[start of Source material]

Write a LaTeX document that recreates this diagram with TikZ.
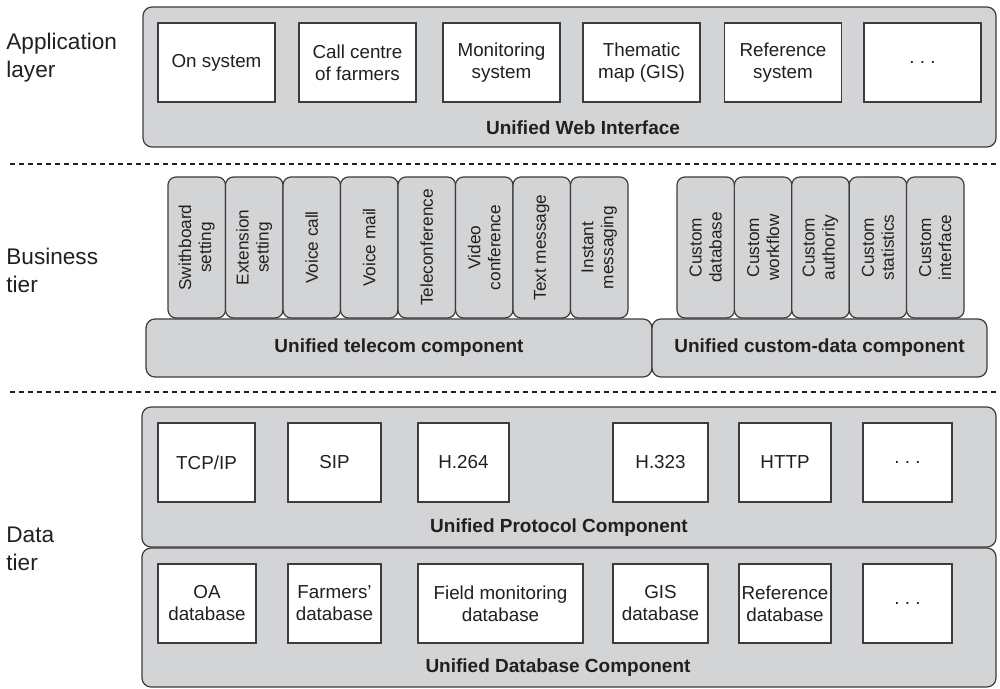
\documentclass[tikz,border=0pt]{standalone}
\usepackage{fontspec}
\setmainfont{Liberation Sans}
\definecolor{panelgray}{RGB}{211,212,214}
\definecolor{edgegray}{RGB}{60,60,62}
\definecolor{inkblack}{RGB}{35,31,32}
\newcommand{\moredots}{.\hspace{2.6pt}.\hspace{2.6pt}.}

\begin{document}
\begin{tikzpicture}[x=0.5pt,y=-0.5pt,
    panel/.style={draw=edgegray, fill=panelgray, line width=0.6pt,
      rounded corners=4.5pt, inner sep=0pt},
    unitbox/.style={draw=edgegray, fill=white, line width=0.6pt, inner sep=1pt,
      minimum height=39.5pt, align=center, text=inkblack,
      font=\fontsize{9.4}{11}\selectfont},
    funcbox/.style={panel, rotate=90, rounded corners=4pt,
      minimum width=70.5pt, minimum height=28.75pt, align=center, text=inkblack,
      font=\fontsize{8.6}{10}\selectfont},
    barbox/.style={panel, minimum height=29pt, text=inkblack,
      font=\bfseries\fontsize{9.5}{11}\selectfont},
    bartitle/.style={inner sep=0pt, text=inkblack,
      font=\bfseries\fontsize{9.5}{11}\selectfont},
    tiername/.style={anchor=west, align=left, inner sep=0pt, text=inkblack,
      font=\fontsize{11.3}{14}\selectfont},
    tierline/.style={draw=inkblack, line width=0.55pt, dash pattern=on 2.5pt off 2pt}]
  \path[use as bounding box] (0,0) rectangle (1000,689);

  \node[tiername] (applbl) at (6,58) {Application\\layer};
  \node[tiername] (buslbl) at (6,270) {Business\\tier};
  \node[tiername] (datalbl) at (6,549) {Data\\tier};

  \coordinate (sepA west) at (10,164);
  \coordinate (sepA east) at (1000,164);
  \coordinate (sepB west) at (10,392);
  \coordinate (sepB east) at (1000,392);
  \draw[tierline] (sepA west) -- (sepA east);
  \draw[tierline] (sepB west) -- (sepB east);

  \begin{scope}
    \node[panel, minimum width=426.5pt, minimum height=70pt] (webpanel) at (569.5,77) {};
    \node[unitbox, minimum width=58.5pt] (onsys) at (216.5,62.5) {On system};
    \node[unitbox, minimum width=58.5pt] (callc) at (357.5,62.5) {Call centre\\of farmers};
    \node[unitbox, minimum width=58.5pt] (monsys) at (501.5,62.5) {Monitoring\\system};
    \node[unitbox, minimum width=58.5pt] (gismap) at (641.5,62.5) {Thematic\\map (GIS)};
    \node[unitbox, minimum width=58.5pt] (refsys) at (783,62.5) {Reference\\system};
    \node[unitbox, minimum width=58.5pt] (moreapp) at (922.5,62.5) {\moredots};
    \node[bartitle] (webtitle) at (583,128) {Unified Web Interface};
  \end{scope}

  \begin{scope}
    \node[barbox, minimum width=253pt] (telbar) at (399,348) {Unified telecom component};
    \node[barbox, minimum width=167.5pt] (custbar) at (819.5,348) {Unified custom-data component};
    \node[funcbox] (swboard) at (196.75,247.5) {Swithboard\\setting};
    \node[funcbox] (extset) at (254.25,247.5) {Extension\\setting};
    \node[funcbox] (vcall) at (311.75,247.5) {Voice call};
    \node[funcbox] (vmail) at (369.25,247.5) {Voice mail};
    \node[funcbox] (tconf) at (426.75,247.5) {Teleconference};
    \node[funcbox] (vconf) at (484.25,247.5) {Video\\conference};
    \node[funcbox] (tmsg) at (541.75,247.5) {Text message};
    \node[funcbox] (imsg) at (599.25,247.5) {Instant\\messaging};
    \node[funcbox] (cdb) at (705.7,247.5) {Custom\\database};
    \node[funcbox] (cwf) at (763.1,247.5) {Custom\\workflow};
    \node[funcbox] (cauth) at (820.5,247.5) {Custom\\authority};
    \node[funcbox] (cstat) at (877.9,247.5) {Custom\\statistics};
    \node[funcbox] (cintf) at (935.3,247.5) {Custom\\interface};
  \end{scope}

  \begin{scope}
    \node[panel, minimum width=427pt, minimum height=70pt] (protpanel) at (569,477) {};
    \node[unitbox, minimum width=48.5pt] (tcpip) at (206.5,462.5) {TCP/IP};
    \node[unitbox, minimum width=46.5pt] (sip) at (334.5,462.5) {SIP};
    \node[unitbox, minimum width=45.5pt] (hsix) at (463.5,462.5) {H.264};
    \node[unitbox, minimum width=47.5pt] (hthree) at (660.5,462.5) {H.323};
    \node[unitbox, minimum width=46pt] (http) at (785,462.5) {HTTP};
    \node[unitbox, minimum width=44.5pt] (moreprot) at (907.5,462.5) {\moredots};
    \node[bartitle] (prottitle) at (559,528) {Unified Protocol Component};
  \end{scope}

  \begin{scope}
    \node[panel, minimum width=427pt, minimum height=69.5pt] (dbpanel) at (569,617.5) {};
    \node[unitbox, minimum width=49pt] (oadb) at (207,603.5) {OA\\database};
    \node[unitbox, minimum width=46.5pt] (farmdb) at (334.5,603.5) {Farmers'\\database};
    \node[unitbox, minimum width=82.5pt] (fielddb) at (500.5,603.5) {Field monitoring\\database};
    \node[unitbox, minimum width=47.5pt] (gisdb) at (660.5,603.5) {GIS\\database};
    \node[unitbox, minimum width=46pt] (refdb) at (785,603.5) {Reference\\database};
    \node[unitbox, minimum width=44.5pt] (moredb) at (907.5,603.5) {\moredots};
    \node[bartitle] (dbtitle) at (558,668) {Unified Database Component};
  \end{scope}
\end{tikzpicture}
\end{document}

[end of Source material]

→ Task instructions
Reproduce all of the data exactly, omitting each picture it holds.

→ Answer to this problem
Write a LaTeX document that recreates this diagram with TikZ.
\documentclass[tikz,border=0pt]{standalone}
\usepackage{fontspec}
\setmainfont{Liberation Sans}
\definecolor{panelgray}{RGB}{211,212,214}
\definecolor{edgegray}{RGB}{60,60,62}
\definecolor{inkblack}{RGB}{35,31,32}
\newcommand{\moredots}{.\hspace{2.6pt}.\hspace{2.6pt}.}

\begin{document}
\begin{tikzpicture}[x=0.5pt,y=-0.5pt,
    panel/.style={draw=edgegray, fill=panelgray, line width=0.6pt,
      rounded corners=4.5pt, inner sep=0pt},
    unitbox/.style={draw=edgegray, fill=white, line width=0.6pt, inner sep=1pt,
      minimum height=39.5pt, align=center, text=inkblack,
      font=\fontsize{9.4}{11}\selectfont},
    funcbox/.style={panel, rotate=90, rounded corners=4pt,
      minimum width=70.5pt, minimum height=28.75pt, align=center, text=inkblack,
      font=\fontsize{8.6}{10}\selectfont},
    barbox/.style={panel, minimum height=29pt, text=inkblack,
      font=\bfseries\fontsize{9.5}{11}\selectfont},
    bartitle/.style={inner sep=0pt, text=inkblack,
      font=\bfseries\fontsize{9.5}{11}\selectfont},
    tiername/.style={anchor=west, align=left, inner sep=0pt, text=inkblack,
      font=\fontsize{11.3}{14}\selectfont},
    tierline/.style={draw=inkblack, line width=0.55pt, dash pattern=on 2.5pt off 2pt}]
  \path[use as bounding box] (0,0) rectangle (1000,689);

  \node[tiername] (applbl) at (6,58) {Application\\layer};
  \node[tiername] (buslbl) at (6,270) {Business\\tier};
  \node[tiername] (datalbl) at (6,549) {Data\\tier};

  \coordinate (sepA west) at (10,164);
  \coordinate (sepA east) at (1000,164);
  \coordinate (sepB west) at (10,392);
  \coordinate (sepB east) at (1000,392);
  \draw[tierline] (sepA west) -- (sepA east);
  \draw[tierline] (sepB west) -- (sepB east);

  \begin{scope}
    \node[panel, minimum width=426.5pt, minimum height=70pt] (webpanel) at (569.5,77) {};
    \node[unitbox, minimum width=58.5pt] (onsys) at (216.5,62.5) {On system};
    \node[unitbox, minimum width=58.5pt] (callc) at (357.5,62.5) {Call centre\\of farmers};
    \node[unitbox, minimum width=58.5pt] (monsys) at (501.5,62.5) {Monitoring\\system};
    \node[unitbox, minimum width=58.5pt] (gismap) at (641.5,62.5) {Thematic\\map (GIS)};
    \node[unitbox, minimum width=58.5pt] (refsys) at (783,62.5) {Reference\\system};
    \node[unitbox, minimum width=58.5pt] (moreapp) at (922.5,62.5) {\moredots};
    \node[bartitle] (webtitle) at (583,128) {Unified Web Interface};
  \end{scope}

  \begin{scope}
    \node[barbox, minimum width=253pt] (telbar) at (399,348) {Unified telecom component};
    \node[barbox, minimum width=167.5pt] (custbar) at (819.5,348) {Unified custom-data component};
    \node[funcbox] (swboard) at (196.75,247.5) {Swithboard\\setting};
    \node[funcbox] (extset) at (254.25,247.5) {Extension\\setting};
    \node[funcbox] (vcall) at (311.75,247.5) {Voice call};
    \node[funcbox] (vmail) at (369.25,247.5) {Voice mail};
    \node[funcbox] (tconf) at (426.75,247.5) {Teleconference};
    \node[funcbox] (vconf) at (484.25,247.5) {Video\\conference};
    \node[funcbox] (tmsg) at (541.75,247.5) {Text message};
    \node[funcbox] (imsg) at (599.25,247.5) {Instant\\messaging};
    \node[funcbox] (cdb) at (705.7,247.5) {Custom\\database};
    \node[funcbox] (cwf) at (763.1,247.5) {Custom\\workflow};
    \node[funcbox] (cauth) at (820.5,247.5) {Custom\\authority};
    \node[funcbox] (cstat) at (877.9,247.5) {Custom\\statistics};
    \node[funcbox] (cintf) at (935.3,247.5) {Custom\\interface};
  \end{scope}

  \begin{scope}
    \node[panel, minimum width=427pt, minimum height=70pt] (protpanel) at (569,477) {};
    \node[unitbox, minimum width=48.5pt] (tcpip) at (206.5,462.5) {TCP/IP};
    \node[unitbox, minimum width=46.5pt] (sip) at (334.5,462.5) {SIP};
    \node[unitbox, minimum width=45.5pt] (hsix) at (463.5,462.5) {H.264};
    \node[unitbox, minimum width=47.5pt] (hthree) at (660.5,462.5) {H.323};
    \node[unitbox, minimum width=46pt] (http) at (785,462.5) {HTTP};
    \node[unitbox, minimum width=44.5pt] (moreprot) at (907.5,462.5) {\moredots};
    \node[bartitle] (prottitle) at (559,528) {Unified Protocol Component};
  \end{scope}

  \begin{scope}
    \node[panel, minimum width=427pt, minimum height=69.5pt] (dbpanel) at (569,617.5) {};
    \node[unitbox, minimum width=49pt] (oadb) at (207,603.5) {OA\\database};
    \node[unitbox, minimum width=46.5pt] (farmdb) at (334.5,603.5) {Farmers'\\database};
    \node[unitbox, minimum width=82.5pt] (fielddb) at (500.5,603.5) {Field monitoring\\database};
    \node[unitbox, minimum width=47.5pt] (gisdb) at (660.5,603.5) {GIS\\database};
    \node[unitbox, minimum width=46pt] (refdb) at (785,603.5) {Reference\\database};
    \node[unitbox, minimum width=44.5pt] (moredb) at (907.5,603.5) {\moredots};
    \node[bartitle] (dbtitle) at (558,668) {Unified Database Component};
  \end{scope}
\end{tikzpicture}
\end{document}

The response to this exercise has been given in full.